__Short problem__: Below are some records: retype them all exactly, but not the pictures.

═══ Listed records

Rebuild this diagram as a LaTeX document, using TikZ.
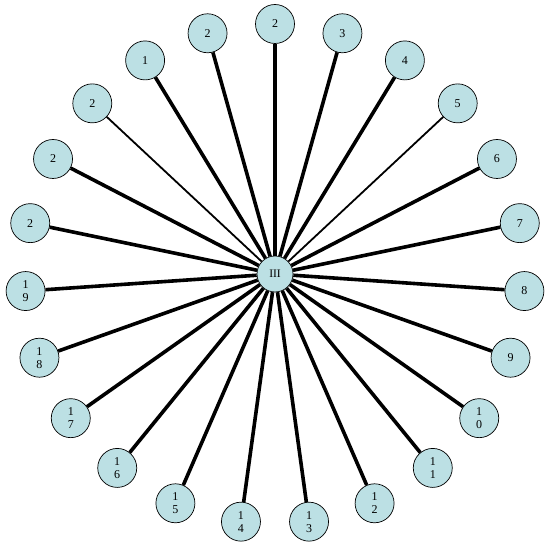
\documentclass[tikz,border=0pt]{standalone}
\usepackage{fontspec}
\setmainfont{Liberation Serif}
\usetikzlibrary{positioning}
\definecolor{nodeblue}{RGB}{188,224,228}

\begin{document}
\begin{tikzpicture}[x=1pt, y=1pt,
  hub/.style={circle, draw, line width=0.7pt, fill=nodeblue, minimum size=36pt, inner sep=0pt,
    font=\fontsize{11.5}{13}\selectfont},
  leaf/.style={circle, draw, line width=0.7pt, fill=nodeblue, minimum size=39pt, inner sep=0pt,
    align=center, font=\fontsize{12}{13}\selectfont}]
  \useasboundingbox (0,0) rectangle (551,548);
  % centre node
  \node[hub] (hub) at (275,274) {III};
  % ring of 23 leaves, clockwise from the top
  \foreach \lab/\lw [count=\i from 0] in {2/3.6, 3/3.6, 4/3.6, 5/1.8, 6/3.6, 7/3.6,
      8/3.6, 9/3.6, {1\\0}/3.6, {1\\1}/3.6, {1\\2}/3.6, {1\\3}/3.6, {1\\4}/3.6,
      {1\\5}/3.6, {1\\6}/3.6, {1\\7}/3.6, {1\\8}/3.6, {1\\9}/3.6,
      2/3.6, 2/3.6, 2/1.8, 1/3.6, 2/3.6} {
    \pgfmathsetmacro{\ang}{90-\i*360/23}
    \node[leaf] (n\i) at ([shift={(\ang:250)}]hub.center) {\lab};
    \draw[line width=\lw pt] (hub) -- (n\i);
  }
\end{tikzpicture}
\end{document}
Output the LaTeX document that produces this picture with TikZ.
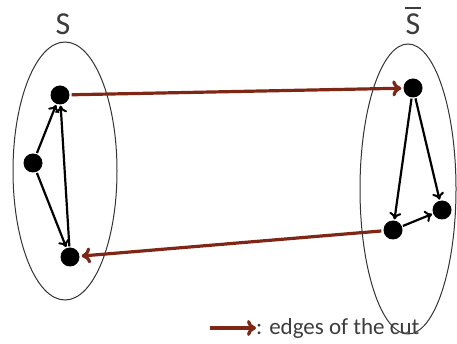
\documentclass[tikz,border=0pt]{standalone}
\usepackage{fontspec}
\setmainfont{Carlito}
\usetikzlibrary{arrows.meta}
\definecolor{cutbrown}{RGB}{128,38,20}
\definecolor{labelgray}{RGB}{60,60,60}

\begin{document}
\begin{tikzpicture}[x=1pt,y=-1pt,
  vertex/.style={circle,fill=black,inner sep=0pt,minimum size=19pt},
  setname/.style={font=\fontsize{32}{36}\selectfont,text=labelgray,inner sep=0pt},
  inner/.style={line width=2.2pt,-{To[length=7pt,width=12pt,line width=2pt]},shorten >=1pt,shorten <=1pt},
  cutedge/.style={line width=3.2pt,draw=cutbrown,-{To[length=9pt,width=16pt]},shorten >=2pt,shorten <=2pt}]

\useasboundingbox (0,0) rectangle (457,344);

% S side
\draw[line width=1pt,draw=black!80] (65,171) ellipse [x radius=52,y radius=129];
\node[setname] (S) at (63,24) {S};
\node[vertex] (a) at (60,95) {};
\node[vertex] (b) at (33,163) {};
\node[vertex] (c) at (70,257) {};

\draw[inner] (b) -- (a);
\draw[inner] (b) -- (c);
\draw[inner] (c) -- (a);

% complement side
\draw[line width=1pt,draw=black!80] (408,189) ellipse [x radius=48,y radius=145];
\node[setname] (Sbar) at (413,24) {S};
\draw[line width=1.8pt,draw=labelgray] ([yshift=5pt]Sbar.north west) -- ([yshift=5pt]Sbar.north east);
\node[vertex] (d) at (413,88) {};
\node[vertex] (e) at (442,210) {};
\node[vertex] (f) at (393,230) {};

\draw[inner] (d) -- (f);
\draw[inner] (d) -- (e);
\draw[inner] (f) -- (e);

% cut edges
\draw[cutedge] (a) -- (d);
\draw[cutedge] (f) -- (c);

% legend
\coordinate (legstart) at (208,328);
\node[anchor=west,text=labelgray,font=\fontsize{23}{26}\selectfont,inner sep=0pt] (legtext) at (256,328) {: edges of the cut};
\draw[cutedge,shorten >=0pt] (legstart) -- (legtext.west);

\end{tikzpicture}
\end{document}
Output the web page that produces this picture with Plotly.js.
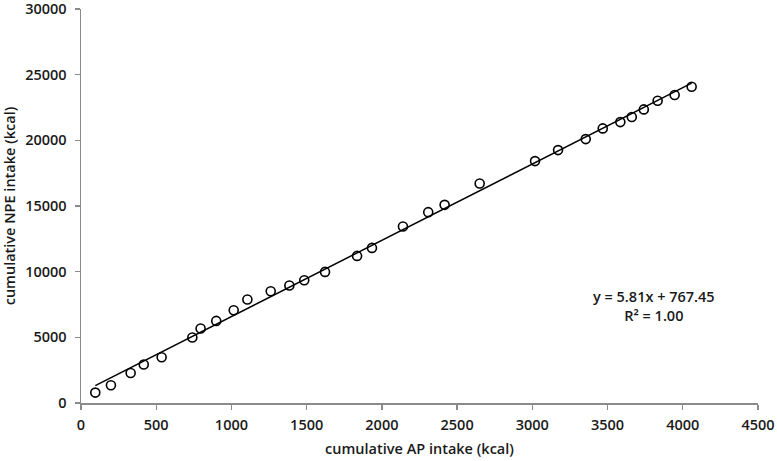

══════

__Response to this task__:
Rebuild this diagram as a LaTeX document, using TikZ.
\documentclass[tikz,border=0pt]{standalone}
\usepackage{fontspec}
\setmainfont{Liberation Serif}
\usetikzlibrary{positioning}
\definecolor{nodeblue}{RGB}{188,224,228}

\begin{document}
\begin{tikzpicture}[x=1pt, y=1pt,
  hub/.style={circle, draw, line width=0.7pt, fill=nodeblue, minimum size=36pt, inner sep=0pt,
    font=\fontsize{11.5}{13}\selectfont},
  leaf/.style={circle, draw, line width=0.7pt, fill=nodeblue, minimum size=39pt, inner sep=0pt,
    align=center, font=\fontsize{12}{13}\selectfont}]
  \useasboundingbox (0,0) rectangle (551,548);
  % centre node
  \node[hub] (hub) at (275,274) {III};
  % ring of 23 leaves, clockwise from the top
  \foreach \lab/\lw [count=\i from 0] in {2/3.6, 3/3.6, 4/3.6, 5/1.8, 6/3.6, 7/3.6,
      8/3.6, 9/3.6, {1\\0}/3.6, {1\\1}/3.6, {1\\2}/3.6, {1\\3}/3.6, {1\\4}/3.6,
      {1\\5}/3.6, {1\\6}/3.6, {1\\7}/3.6, {1\\8}/3.6, {1\\9}/3.6,
      2/3.6, 2/3.6, 2/1.8, 1/3.6, 2/3.6} {
    \pgfmathsetmacro{\ang}{90-\i*360/23}
    \node[leaf] (n\i) at ([shift={(\ang:250)}]hub.center) {\lab};
    \draw[line width=\lw pt] (hub) -- (n\i);
  }
\end{tikzpicture}
\end{document}
Output the LaTeX document that produces this picture with TikZ.
\documentclass[tikz,border=0pt]{standalone}
\usepackage{fontspec}
\setmainfont{Carlito}
\usetikzlibrary{arrows.meta}
\definecolor{cutbrown}{RGB}{128,38,20}
\definecolor{labelgray}{RGB}{60,60,60}

\begin{document}
\begin{tikzpicture}[x=1pt,y=-1pt,
  vertex/.style={circle,fill=black,inner sep=0pt,minimum size=19pt},
  setname/.style={font=\fontsize{32}{36}\selectfont,text=labelgray,inner sep=0pt},
  inner/.style={line width=2.2pt,-{To[length=7pt,width=12pt,line width=2pt]},shorten >=1pt,shorten <=1pt},
  cutedge/.style={line width=3.2pt,draw=cutbrown,-{To[length=9pt,width=16pt]},shorten >=2pt,shorten <=2pt}]

\useasboundingbox (0,0) rectangle (457,344);

% S side
\draw[line width=1pt,draw=black!80] (65,171) ellipse [x radius=52,y radius=129];
\node[setname] (S) at (63,24) {S};
\node[vertex] (a) at (60,95) {};
\node[vertex] (b) at (33,163) {};
\node[vertex] (c) at (70,257) {};

\draw[inner] (b) -- (a);
\draw[inner] (b) -- (c);
\draw[inner] (c) -- (a);

% complement side
\draw[line width=1pt,draw=black!80] (408,189) ellipse [x radius=48,y radius=145];
\node[setname] (Sbar) at (413,24) {S};
\draw[line width=1.8pt,draw=labelgray] ([yshift=5pt]Sbar.north west) -- ([yshift=5pt]Sbar.north east);
\node[vertex] (d) at (413,88) {};
\node[vertex] (e) at (442,210) {};
\node[vertex] (f) at (393,230) {};

\draw[inner] (d) -- (f);
\draw[inner] (d) -- (e);
\draw[inner] (f) -- (e);

% cut edges
\draw[cutedge] (a) -- (d);
\draw[cutedge] (f) -- (c);

% legend
\coordinate (legstart) at (208,328);
\node[anchor=west,text=labelgray,font=\fontsize{23}{26}\selectfont,inner sep=0pt] (legtext) at (256,328) {: edges of the cut};
\draw[cutedge,shorten >=0pt] (legstart) -- (legtext.west);

\end{tikzpicture}
\end{document}
Output the web page that produces this picture with Plotly.js.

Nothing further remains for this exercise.